Q. James Deakin, St. Louis Post-Dispatch: Along that same line, you spoke of trusted advisers, in the plural. I wonder if you could tell us who some of those trusted advisers are, and if you have talked with them already, besides Doctor Eisenhower?
THE PRESIDENT. Of course, there have been a few of them here. One of them is sitting here, Mr. Hagerty. And another one is my brother. There have been others down here. But I was talking about bringing this subject right up to the forefront now and talking about it objectively and intensively. We haven't done that. Apparently they haven't wanted to bother me.
Q. Robert W. Ruth, U. S. News and World Report: Mr. President, recently, Dr. White said that hard work never killed a healthy man. From your observation of life, would you agree with that?
THE PRESIDENT. I have always agreed with that. I believe that hard work is not only a very, very fine thing for most humans but it keeps them healthy.
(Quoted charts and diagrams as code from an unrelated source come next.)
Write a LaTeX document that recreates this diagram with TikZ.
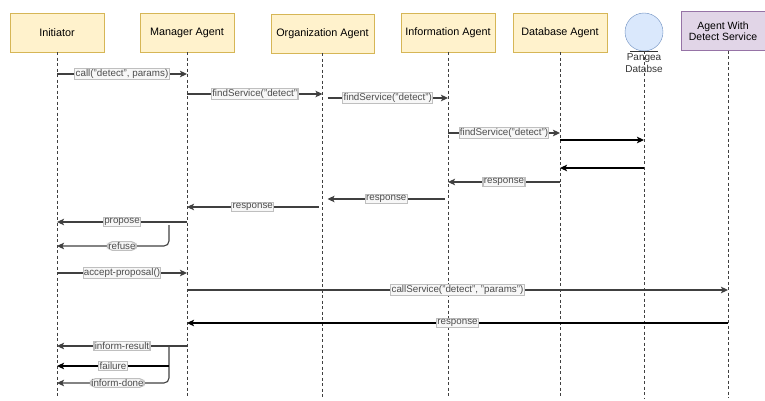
\documentclass[tikz,border=0pt]{standalone}
\usepackage{fontspec}
\setmainfont{Liberation Sans}
\usetikzlibrary{arrows.meta, positioning}

\definecolor{actorfill}{HTML}{FFF2CC}
\definecolor{actordraw}{HTML}{D6B656}
\definecolor{servfill}{HTML}{E1D5E7}
\definecolor{servdraw}{HTML}{9673A6}
\definecolor{dbfill}{HTML}{DAE8FC}
\definecolor{dbdraw}{HTML}{6C8EBF}

\tikzset{
    actor/.style={draw=actordraw, fill=actorfill, minimum width=94pt,
        minimum height=39pt, font=\fontsize{10.8}{12}\selectfont},
    service/.style={actor, draw=servdraw, fill=servfill, minimum width=84pt,
        align=center, font=\fontsize{10.5}{11.5}\selectfont},
    lifeline/.style={draw=black!75, dashed, dash pattern=on 3pt off 2.5pt, line width=0.7pt},
    msg/.style={draw=black!75, line width=1.1pt},
    lbl/.style={fill=black!3, draw=black!25, inner sep=0.8pt, text=black!70,
        font=\fontsize{9.8}{10}\selectfont},
}

\begin{document}
\begin{tikzpicture}[
    x=1pt,
    y=-1pt,
    >={Stealth[length=7pt, width=6.5pt, inset=1.5pt]},
]
    \useasboundingbox (0,0) rectangle (765,401);

    % participants
    \node[actor]   (ini)  at (57,32.5)    {Initiator};
    \node[actor]   (mgr)  at (187,32.5)   {Manager Agent};
    \node[actor, minimum width=103pt]
                   (org)  at (322.5,33.5) {Organization Agent};
    \node[actor]   (inf)  at (448,32.5)   {Information Agent};
    \node[actor]   (dba)  at (560,32.5)   {Database Agent};
    \node[service] (det)  at (723,31)     {Agent With\\Detect Service};
    \node[circle, draw=dbdraw, fill=dbfill, minimum size=38pt, inner sep=0pt]
                   (pdb)  at (644,32)     {};
    \node[below=1pt of pdb, align=center, inner sep=1pt, text=black!80,
        font=\fontsize{10}{12}\selectfont] (pdbname) {Pangea\\Databse};
    \draw[black!80, line width=0.8pt] ([xshift=-14pt]pdb.south) -- ([xshift=14pt]pdb.south);

    % lifelines
    \foreach \p in {ini, mgr, org, inf, dba, pdb}
        \draw[lifeline] (\p.south) -- (\p.south |- 0,398);
    \draw[lifeline] (det.south -| 728,0) -- (728,398);
    \coordinate (detl) at (728,0);

    % messages
    \draw[msg, ->] (ini |- 0,74) -- node[lbl] {call("detect", params)} (mgr |- 0,74);
    \draw[msg, ->] (mgr |- 0,94) -- node[lbl] {findService("detect"} (org |- 0,94);
    \draw[msg, ->] ([xshift=5pt]org |- 0,98) -- node[lbl] {findService("detect")} (inf |- 0,98);
    \draw[msg, ->] (inf |- 0,133) -- node[lbl] {findService("detect")} (dba |- 0,133);
    \draw[msg, ->, draw=black] (dba |- 0,140) -- (pdb |- 0,140);
    \draw[msg, ->, draw=black] (pdb |- 0,168) -- (dba |- 0,168);
    \draw[msg, ->] (dba |- 0,182) -- node[lbl] {response} (inf |- 0,182);
    \draw[msg, ->] ([xshift=-3pt]inf |- 0,199) -- node[lbl] {response} ([xshift=5pt]org |- 0,199);
    \draw[msg, ->] ([xshift=-4pt]org |- 0,207) -- node[lbl] {response} (mgr |- 0,207);
    \draw[msg, ->] (mgr |- 0,222) -- node[lbl] {propose} (ini |- 0,222);

    \coordinate (refuseTop) at (169,225);
    \draw[msg, ->, rounded corners=5pt] (refuseTop) |- node[lbl, pos=0.71] {refuse} (ini |- 0,246);

    \draw[msg, ->] (ini |- 0,273) -- node[lbl] {accept-proposal()} (mgr |- 0,273);
    \draw[msg, ->] (mgr |- 0,290) -- node[lbl] {callService("detect", "params")} (detl |- 0,290);
    \draw[msg, ->, draw=black] (detl |- 0,323) -- node[lbl] {response} (mgr |- 0,323);
    \draw[msg, ->] (mgr |- 0,346) -- node[lbl] {inform-result} (ini |- 0,346);

    \coordinate (informTop) at (169,346);
    \coordinate (failTop) at (169,366);
    \draw[msg, ->, rounded corners=5pt] (informTop) |- node[lbl, pos=0.73] {inform-done} (ini |- 0,383);
    \draw[msg, ->, draw=black] (failTop) -- node[lbl] {failure} (ini |- 0,366);
\end{tikzpicture}
\end{document}
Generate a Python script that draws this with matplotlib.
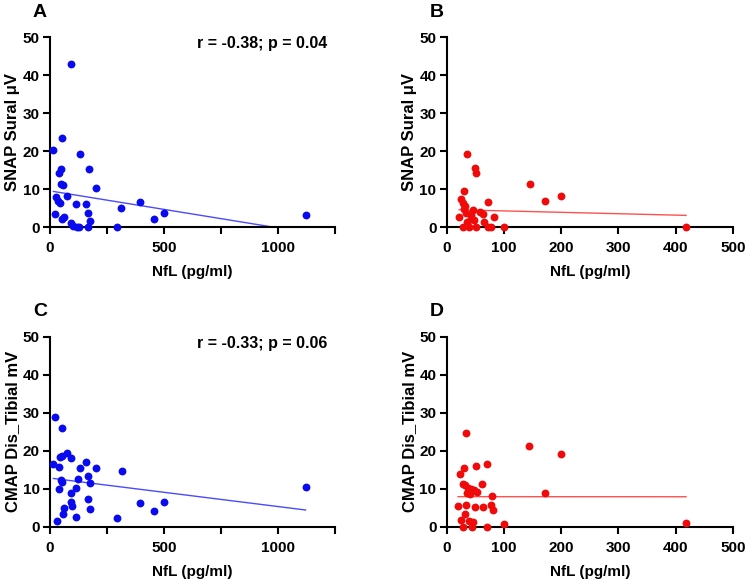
import numpy as np
import matplotlib
matplotlib.use("Agg")
import matplotlib.pyplot as plt

plt.rcParams["font.family"] = ["Liberation Sans", "DejaVu Sans"]
plt.rcParams["font.weight"] = "bold"

# Painel A - SNAP Sural (azul)
a_x = [93, 54, 15, 132, 172, 47, 41, 47, 56, 203, 76, 26, 37, 44, 113, 157, 166,
       21, 63, 54, 176, 91, 99, 118, 128, 166, 294, 313, 394, 456, 499, 1121]
a_y = [43.0, 23.5, 20.2, 19.3, 15.2, 15.4, 14.3, 11.4, 11.0, 10.3, 8.3, 7.9, 6.8,
       6.4, 6.0, 6.1, 3.8, 3.4, 2.8, 2.1, 1.5, 1.1, 0.3, 0.0, 0.0, 0.0, 0.0, 5.1,
       6.6, 2.1, 3.7, 3.1]
a_fit = (9.55, -0.00974)

# Painel B - SNAP Sural (vermelho)
b_x = [36, 49, 52, 31, 145, 171, 200, 72, 26, 28, 33, 30, 47, 58, 63, 22, 83, 42,
       48, 66, 36, 29, 39, 51, 72, 78, 101, 418, 42, 34]
b_y = [19.3, 15.5, 14.2, 9.5, 11.4, 7.0, 8.3, 6.6, 7.3, 6.3, 5.7, 4.8, 4.6, 4.1,
       3.5, 2.6, 2.6, 2.2, 1.8, 1.3, 1.3, 0.0, 0.0, 0.0, 0.0, 0.0, 0.0, 0.0, 3.1,
       3.6]
b_fit = (4.65, -0.0037)

# Painel C - CMAP Dis_Tibial (azul)
c_x = [22, 54, 15, 40, 44, 53, 76, 93, 157, 203, 132, 315, 166, 125, 47, 54, 174,
       115, 40, 91, 166, 91, 394, 499, 96, 63, 176, 456, 56, 113, 294, 29, 1121]
c_y = [28.8, 25.9, 16.5, 15.8, 18.4, 18.7, 19.5, 18.0, 17.1, 15.4, 15.4, 14.6,
       13.3, 12.5, 12.2, 11.8, 11.6, 10.1, 9.9, 8.8, 7.2, 6.4, 6.3, 6.5, 5.5, 4.8,
       4.7, 4.2, 3.3, 2.5, 2.3, 1.6, 10.4]
c_fit = (12.8, -0.0075)

# Painel D - CMAP Dis_Tibial (vermelho)
d_x = [34, 144, 199, 71, 30, 51, 24, 29, 33, 62, 38, 43, 48, 53, 36, 41, 171, 80,
       20, 34, 49, 64, 77, 81, 33, 26, 39, 46, 29, 45, 71, 100, 418]
d_y = [24.6, 21.3, 19.0, 16.6, 15.4, 15.9, 13.8, 11.3, 10.9, 11.3, 10.3, 10.0,
       9.6, 9.2, 8.9, 8.6, 8.9, 8.0, 5.4, 5.7, 5.2, 5.2, 5.8, 4.5, 3.3, 1.7, 1.6,
       1.1, 0.0, 0.0, 0.0, 0.6, 1.0]
d_fit = (7.9, -0.00005)

paineis = [
    ("A", a_x, a_y, a_fit, "SNAP Sural μV", "r = -0.38; p = 0.04", "#0a0af0", "#4a4aff", 1250),
    ("B", b_x, b_y, b_fit, "SNAP Sural μV", None, "#f00a0a", "#ff5050", 500),
    ("C", c_x, c_y, c_fit, "CMAP Dis_Tibial mV", "r = -0.33; p = 0.06", "#0a0af0", "#4a4aff", 1250),
    ("D", d_x, d_y, d_fit, "CMAP Dis_Tibial mV", None, "#f00a0a", "#ff5050", 500),
]

posicoes = {
    "A": [0.0668, 0.609, 0.381, 0.327],
    "B": [0.597, 0.609, 0.383, 0.327],
    "C": [0.0668, 0.0935, 0.381, 0.327],
    "D": [0.597, 0.0935, 0.383, 0.327],
}

fig = plt.figure(figsize=(7.48, 5.81), dpi=100)

for letra, xs, ys, fit, ylab, anot, cor, cor_linha, xmax in paineis:
    ax = fig.add_axes(posicoes[letra])
    ax.scatter(xs, ys, s=32, color=cor, zorder=3, clip_on=False, linewidths=0)
    xl = np.array([min(xs), max(xs)])
    ax.plot(xl, fit[0] + fit[1] * xl, color=cor_linha, lw=1.0, zorder=2)
    ax.set_xlim(0, xmax)
    ax.set_ylim(0, 50)
    ax.set_yticks(range(0, 51, 10))
    if xmax == 1250:
        ax.set_xticks(range(0, 1251, 250))
        ax.set_xticklabels(["0", "", "500", "", "1000", ""])
    else:
        ax.set_xticks(range(0, 501, 100))
    for s in ["top", "right"]:
        ax.spines[s].set_visible(False)
    for s in ["left", "bottom"]:
        ax.spines[s].set_linewidth(1.5)
    ax.tick_params(width=1.5, length=4.8, labelsize=11)
    ax.tick_params(axis="x", pad=5.5)
    ax.tick_params(axis="y", pad=2.5)
    for lbl in ax.get_xticklabels() + ax.get_yticklabels():
        lbl.set_fontweight("bold")
    ax.set_xlabel("NfL (pg/ml)", fontsize=11, fontweight="bold", labelpad=7)
    ax.set_ylabel(ylab, fontsize=12, fontweight="bold", labelpad=2)
    if anot:
        ax.text(0.972, 0.965, anot, transform=ax.transAxes, ha="right", va="center",
                fontsize=11.5, fontweight="bold")
    ax.text(-0.06, 1.13, letra, transform=ax.transAxes, ha="left", va="center",
            fontsize=14, fontweight="bold")

fig.savefig("out.png", dpi=100)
Also, things happen to the human body so that after all maybe the man isn't. described fully as healthy, and then there's another calculation to make.
Q. Robert E. Clark, International News Service: Mr. President, I don't want to press this point, but I find myself somewhat confused as to whether you have made up your mind at this time on whether to run for a second term?
THE PRESIDENT. No. My mind at this moment is not fixed. If it were, I would say so right here this second. But my mind is not fixed in such and such an extent that it can't be changed.
Q. Laurence H. Burd, Chicago Tribune: Mr. President, last March you said you thought it would be just about a year. Do you still think that is about the time, early in March? [Laughter]
THE PRESIDENT. Well, you must remember, one morning they asked in a press conference whether I'd talk about it. I said, "You ask me in about a year," and I think I did say about, didn't I?
Q. Mr. Burd: Yes.
THE PRESIDENT. I don't think we have to wait for that exact date. We might go past it. You never can tell.
Q. Merriman Smith, United Press: Mr. President, have you approved new H-bomb tests in the Pacific this spring?
THE PRESIDENT. Well, I think the announcements as to future tests, not especially of H-bombs but of any kind of atomic action, should come officially and directly from the Atomic Energy Commission--where they always have come from; and while this matter has been--well, it's up perennially--the fact is that I don't remember exactly when or how they expect to announce it, and when they are to take place. So we had better wait for the official announcement.
Anything else?
Mr. Smith: Thank you, sir.
THE PRESIDENT. Well, I'll be seeing you all in Washington.
Note: President Eisenhower's seventy-sixth news conference was held in the lobby of the Bachelor Officers Quarters, U. S. Naval Base, Key West, Fla., at 9:00 o'clock on Sunday morning, January 8, 1956. The attendance was not recorded.